__Exercise description__. Reproduce every entry exactly and leave its pictures out.

__Provided material__.
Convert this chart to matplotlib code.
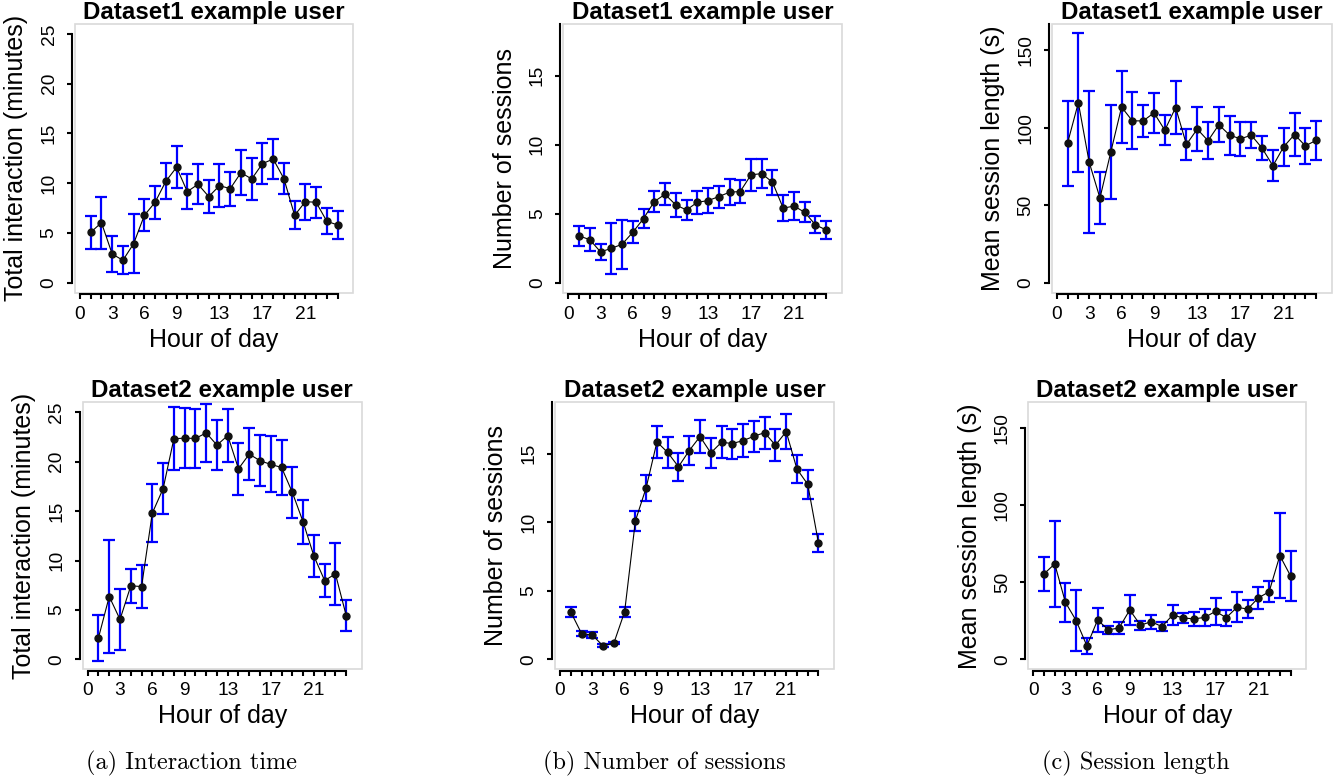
import matplotlib
matplotlib.use('Agg')
import matplotlib.pyplot as plt
from matplotlib.patches import Rectangle
import numpy as np

plt.rcParams['font.family'] = ['Liberation Sans', 'DejaVu Sans']

hours = np.arange(1, 25)
hour_labels = ['0', '', '', '3', '', '', '6', '', '', '9', '', '', '', '13',
               '', '', '', '17', '', '', '', '21', '', '', '']

# Dataset1 example user
d1_time = [5.06, 6.03, 2.88, 2.25, 3.92, 6.77, 8.08, 10.19, 11.6, 9.15, 9.89, 8.65,
           9.75, 9.45, 11.06, 10.42, 11.96, 12.43, 10.46, 6.77, 8.14, 8.08, 6.17, 5.8]
d1_time_err = [1.63, 2.6, 1.8, 1.4, 2.98, 1.6, 1.66, 1.79, 2.13, 1.78, 1.99, 1.68,
               2.15, 1.71, 2.23, 2.11, 2.08, 1.98, 1.55, 1.41, 1.8, 1.58, 1.29, 1.37]
d1_sess = [3.39, 3.12, 2.23, 2.49, 2.78, 3.65, 4.65, 5.88, 6.41, 5.64, 5.27, 5.83,
           5.95, 6.24, 6.56, 6.61, 7.82, 7.91, 7.28, 5.4, 5.56, 5.1, 4.19, 3.82]
d1_sess_err = [0.72, 0.82, 0.57, 1.84, 1.8, 0.79, 0.71, 0.76, 0.8, 0.87, 0.7, 0.82,
               0.9, 0.79, 0.96, 0.81, 1.17, 1.03, 0.92, 0.93, 0.98, 0.72, 0.62, 0.65]
d1_len = [90.0, 116.1, 77.8, 54.6, 84.2, 113.3, 104.4, 104.4, 109.6, 98.4, 113.0, 89.2,
          99.1, 91.6, 101.9, 95.2, 92.8, 95.2, 86.8, 75.4, 87.7, 95.6, 88.3, 91.8]
d1_len_err = [27.4, 44.8, 46.0, 16.7, 30.2, 23.1, 18.4, 10.3, 12.8, 9.6, 17.1, 10.1,
              14.4, 12.0, 11.4, 12.6, 11.1, 8.3, 7.8, 10.0, 12.3, 13.7, 11.5, 12.6]

# Dataset2 example user
d2_time = [2.19, 6.36, 4.04, 7.44, 7.37, 14.8, 17.26, 22.31, 22.38, 22.34, 22.91, 21.67,
           22.64, 19.28, 20.76, 20.09, 19.72, 19.41, 16.89, 13.9, 10.46, 7.97, 8.65, 4.44]
d2_time_err = [2.34, 5.75, 3.08, 1.72, 2.19, 2.91, 2.58, 3.2, 3.06, 2.96, 2.9, 2.52,
               2.64, 2.64, 2.65, 2.57, 2.83, 2.76, 2.59, 2.24, 2.12, 1.65, 3.15, 1.6]
d2_sess = [3.46, 1.89, 1.77, 0.99, 1.19, 3.48, 10.11, 12.53, 15.87, 15.1, 14.06, 15.24,
           16.26, 15.07, 15.85, 15.75, 15.97, 16.28, 16.55, 15.63, 16.62, 13.89, 12.78, 8.49]
d2_sess_err = [0.35, 0.2, 0.2, 0.1, 0.1, 0.36, 0.74, 0.96, 1.17, 1.15, 1.03, 1.09,
               1.19, 1.08, 1.17, 1.09, 1.23, 1.11, 1.16, 1.18, 1.29, 1.05, 1.05, 0.65]
d2_len = [55.5, 62.0, 37.0, 25.2, 8.8, 25.6, 19.2, 20.4, 32.1, 22.2, 24.5, 21.3,
          28.8, 26.9, 26.3, 27.3, 31.2, 27.1, 33.8, 32.7, 40.0, 43.9, 67.4, 54.2]
d2_len_err = [11.0, 27.9, 12.9, 19.7, 5.3, 7.5, 2.5, 4.0, 9.5, 2.9, 4.6, 2.7,
              6.5, 3.4, 4.7, 5.3, 8.9, 5.1, 9.8, 5.8, 7.2, 6.7, 27.8, 16.0]

ylabels = ['Total interaction (minutes)', 'Number of sessions', 'Mean session length (s)']
ymax = [25, 18.04, 160.5]
yticks = [[0, 5, 10, 15, 20, 25], [0, 5, 10, 15], [0, 50, 100, 150]]
captions = ['(a) Interaction time', '(b) Number of sessions', '(c) Session length']

W, H = 1343, 781
# plot boxes in pixels: left, top, width, height
boxes = [[(75, 24, 278, 268.6), (563.3, 24, 278.4, 268.6), (1051.7, 24, 280, 268.6)],
         [(82.7, 402.3, 279, 267), (555, 402.3, 279, 267), (1028.3, 402.3, 277.7, 267)]]
# top of the drawn y axis line
spine_tops = [[25, 18.76, 166.7], [25, 18.76, 150]]

data = [[(d1_time, d1_time_err), (d1_sess, d1_sess_err), (d1_len, d1_len_err)],
        [(d2_time, d2_time_err), (d2_sess, d2_sess_err), (d2_len, d2_len_err)]]
titles = ['Dataset1 example user', 'Dataset2 example user']

fig = plt.figure(figsize=(W / 100, H / 100), dpi=100)

for r in range(2):
    for c in range(3):
        l, t, w, h = boxes[r][c]
        ax = fig.add_axes([l / W, 1 - (t + h) / H, w / W, h / H])
        mean, err = data[r][c]
        ax.errorbar(hours, mean, yerr=err, fmt='none', ecolor='#0000ff',
                    elinewidth=1.6, capsize=4.3, capthick=1.6, zorder=2)
        ax.plot(hours, mean, color='black', lw=0.8, zorder=3)
        ax.plot(hours, mean, 'o', color='#111111', ms=5, zorder=4)

        pad_y = ymax[c] * 0.04
        ax.set_xlim(-0.465, 25.44)
        ax.set_ylim(-pad_y, ymax[c] + pad_y)

        for s in ['top', 'right']:
            ax.spines[s].set_visible(False)
        ax.spines['left'].set_position(('outward', 2.2))
        ax.spines['bottom'].set_position(('outward', 1.1))
        ax.spines['left'].set_bounds(0, spine_tops[r][c])
        ax.spines['bottom'].set_bounds(0, 24)
        ax.spines['left'].set_linewidth(1.5)
        ax.spines['bottom'].set_linewidth(1.5)
        ax.add_patch(Rectangle((0, 0), 1, 1, transform=ax.transAxes, fill=False,
                               ec='#d9d9d9', lw=1.2, clip_on=False, zorder=1))

        ax.set_xticks(range(25))
        ax.set_xticklabels(hour_labels)
        ax.set_yticks(yticks[c])
        ax.set_yticklabels([str(v) for v in yticks[c]], rotation=90, va='center')
        ax.tick_params(axis='both', width=1.5, length=3.3, labelsize=13.8)
        ax.tick_params(axis='x', pad=5)
        ax.tick_params(axis='y', pad=7)

        ax.set_title(titles[r], fontsize=17.4, fontweight='bold', pad=1.5)
        ax.set_xlabel('Hour of day', fontsize=18, va='baseline')
        ax.xaxis.set_label_coords(0.5, -54 / h)
        ax.set_ylabel(ylabels[c], fontsize=18, va='center')
        ax.yaxis.set_label_coords(-58.7 / w, 0.5)

cap_x = [191.5, 664, 1136]
for c in range(3):
    fig.text(cap_x[c] / W, 1 - 763 / H, captions[c], family='cmr10', fontsize=17.5,
             ha='center', va='center')

fig.savefig('out.png', dpi=100)
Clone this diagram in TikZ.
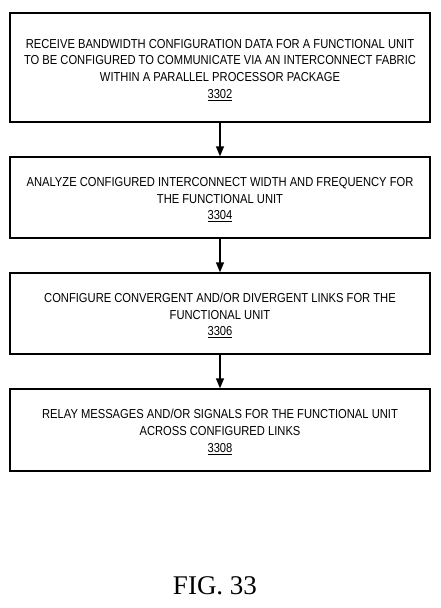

__Written solution__.
Convert this chart to matplotlib code.
import matplotlib
matplotlib.use('Agg')
import matplotlib.pyplot as plt
from matplotlib.patches import Rectangle
import numpy as np

plt.rcParams['font.family'] = ['Liberation Sans', 'DejaVu Sans']

hours = np.arange(1, 25)
hour_labels = ['0', '', '', '3', '', '', '6', '', '', '9', '', '', '', '13',
               '', '', '', '17', '', '', '', '21', '', '', '']

# Dataset1 example user
d1_time = [5.06, 6.03, 2.88, 2.25, 3.92, 6.77, 8.08, 10.19, 11.6, 9.15, 9.89, 8.65,
           9.75, 9.45, 11.06, 10.42, 11.96, 12.43, 10.46, 6.77, 8.14, 8.08, 6.17, 5.8]
d1_time_err = [1.63, 2.6, 1.8, 1.4, 2.98, 1.6, 1.66, 1.79, 2.13, 1.78, 1.99, 1.68,
               2.15, 1.71, 2.23, 2.11, 2.08, 1.98, 1.55, 1.41, 1.8, 1.58, 1.29, 1.37]
d1_sess = [3.39, 3.12, 2.23, 2.49, 2.78, 3.65, 4.65, 5.88, 6.41, 5.64, 5.27, 5.83,
           5.95, 6.24, 6.56, 6.61, 7.82, 7.91, 7.28, 5.4, 5.56, 5.1, 4.19, 3.82]
d1_sess_err = [0.72, 0.82, 0.57, 1.84, 1.8, 0.79, 0.71, 0.76, 0.8, 0.87, 0.7, 0.82,
               0.9, 0.79, 0.96, 0.81, 1.17, 1.03, 0.92, 0.93, 0.98, 0.72, 0.62, 0.65]
d1_len = [90.0, 116.1, 77.8, 54.6, 84.2, 113.3, 104.4, 104.4, 109.6, 98.4, 113.0, 89.2,
          99.1, 91.6, 101.9, 95.2, 92.8, 95.2, 86.8, 75.4, 87.7, 95.6, 88.3, 91.8]
d1_len_err = [27.4, 44.8, 46.0, 16.7, 30.2, 23.1, 18.4, 10.3, 12.8, 9.6, 17.1, 10.1,
              14.4, 12.0, 11.4, 12.6, 11.1, 8.3, 7.8, 10.0, 12.3, 13.7, 11.5, 12.6]

# Dataset2 example user
d2_time = [2.19, 6.36, 4.04, 7.44, 7.37, 14.8, 17.26, 22.31, 22.38, 22.34, 22.91, 21.67,
           22.64, 19.28, 20.76, 20.09, 19.72, 19.41, 16.89, 13.9, 10.46, 7.97, 8.65, 4.44]
d2_time_err = [2.34, 5.75, 3.08, 1.72, 2.19, 2.91, 2.58, 3.2, 3.06, 2.96, 2.9, 2.52,
               2.64, 2.64, 2.65, 2.57, 2.83, 2.76, 2.59, 2.24, 2.12, 1.65, 3.15, 1.6]
d2_sess = [3.46, 1.89, 1.77, 0.99, 1.19, 3.48, 10.11, 12.53, 15.87, 15.1, 14.06, 15.24,
           16.26, 15.07, 15.85, 15.75, 15.97, 16.28, 16.55, 15.63, 16.62, 13.89, 12.78, 8.49]
d2_sess_err = [0.35, 0.2, 0.2, 0.1, 0.1, 0.36, 0.74, 0.96, 1.17, 1.15, 1.03, 1.09,
               1.19, 1.08, 1.17, 1.09, 1.23, 1.11, 1.16, 1.18, 1.29, 1.05, 1.05, 0.65]
d2_len = [55.5, 62.0, 37.0, 25.2, 8.8, 25.6, 19.2, 20.4, 32.1, 22.2, 24.5, 21.3,
          28.8, 26.9, 26.3, 27.3, 31.2, 27.1, 33.8, 32.7, 40.0, 43.9, 67.4, 54.2]
d2_len_err = [11.0, 27.9, 12.9, 19.7, 5.3, 7.5, 2.5, 4.0, 9.5, 2.9, 4.6, 2.7,
              6.5, 3.4, 4.7, 5.3, 8.9, 5.1, 9.8, 5.8, 7.2, 6.7, 27.8, 16.0]

ylabels = ['Total interaction (minutes)', 'Number of sessions', 'Mean session length (s)']
ymax = [25, 18.04, 160.5]
yticks = [[0, 5, 10, 15, 20, 25], [0, 5, 10, 15], [0, 50, 100, 150]]
captions = ['(a) Interaction time', '(b) Number of sessions', '(c) Session length']

W, H = 1343, 781
# plot boxes in pixels: left, top, width, height
boxes = [[(75, 24, 278, 268.6), (563.3, 24, 278.4, 268.6), (1051.7, 24, 280, 268.6)],
         [(82.7, 402.3, 279, 267), (555, 402.3, 279, 267), (1028.3, 402.3, 277.7, 267)]]
# top of the drawn y axis line
spine_tops = [[25, 18.76, 166.7], [25, 18.76, 150]]

data = [[(d1_time, d1_time_err), (d1_sess, d1_sess_err), (d1_len, d1_len_err)],
        [(d2_time, d2_time_err), (d2_sess, d2_sess_err), (d2_len, d2_len_err)]]
titles = ['Dataset1 example user', 'Dataset2 example user']

fig = plt.figure(figsize=(W / 100, H / 100), dpi=100)

for r in range(2):
    for c in range(3):
        l, t, w, h = boxes[r][c]
        ax = fig.add_axes([l / W, 1 - (t + h) / H, w / W, h / H])
        mean, err = data[r][c]
        ax.errorbar(hours, mean, yerr=err, fmt='none', ecolor='#0000ff',
                    elinewidth=1.6, capsize=4.3, capthick=1.6, zorder=2)
        ax.plot(hours, mean, color='black', lw=0.8, zorder=3)
        ax.plot(hours, mean, 'o', color='#111111', ms=5, zorder=4)

        pad_y = ymax[c] * 0.04
        ax.set_xlim(-0.465, 25.44)
        ax.set_ylim(-pad_y, ymax[c] + pad_y)

        for s in ['top', 'right']:
            ax.spines[s].set_visible(False)
        ax.spines['left'].set_position(('outward', 2.2))
        ax.spines['bottom'].set_position(('outward', 1.1))
        ax.spines['left'].set_bounds(0, spine_tops[r][c])
        ax.spines['bottom'].set_bounds(0, 24)
        ax.spines['left'].set_linewidth(1.5)
        ax.spines['bottom'].set_linewidth(1.5)
        ax.add_patch(Rectangle((0, 0), 1, 1, transform=ax.transAxes, fill=False,
                               ec='#d9d9d9', lw=1.2, clip_on=False, zorder=1))

        ax.set_xticks(range(25))
        ax.set_xticklabels(hour_labels)
        ax.set_yticks(yticks[c])
        ax.set_yticklabels([str(v) for v in yticks[c]], rotation=90, va='center')
        ax.tick_params(axis='both', width=1.5, length=3.3, labelsize=13.8)
        ax.tick_params(axis='x', pad=5)
        ax.tick_params(axis='y', pad=7)

        ax.set_title(titles[r], fontsize=17.4, fontweight='bold', pad=1.5)
        ax.set_xlabel('Hour of day', fontsize=18, va='baseline')
        ax.xaxis.set_label_coords(0.5, -54 / h)
        ax.set_ylabel(ylabels[c], fontsize=18, va='center')
        ax.yaxis.set_label_coords(-58.7 / w, 0.5)

cap_x = [191.5, 664, 1136]
for c in range(3):
    fig.text(cap_x[c] / W, 1 - 763 / H, captions[c], family='cmr10', fontsize=17.5,
             ha='center', va='center')

fig.savefig('out.png', dpi=100)
Clone this diagram in TikZ.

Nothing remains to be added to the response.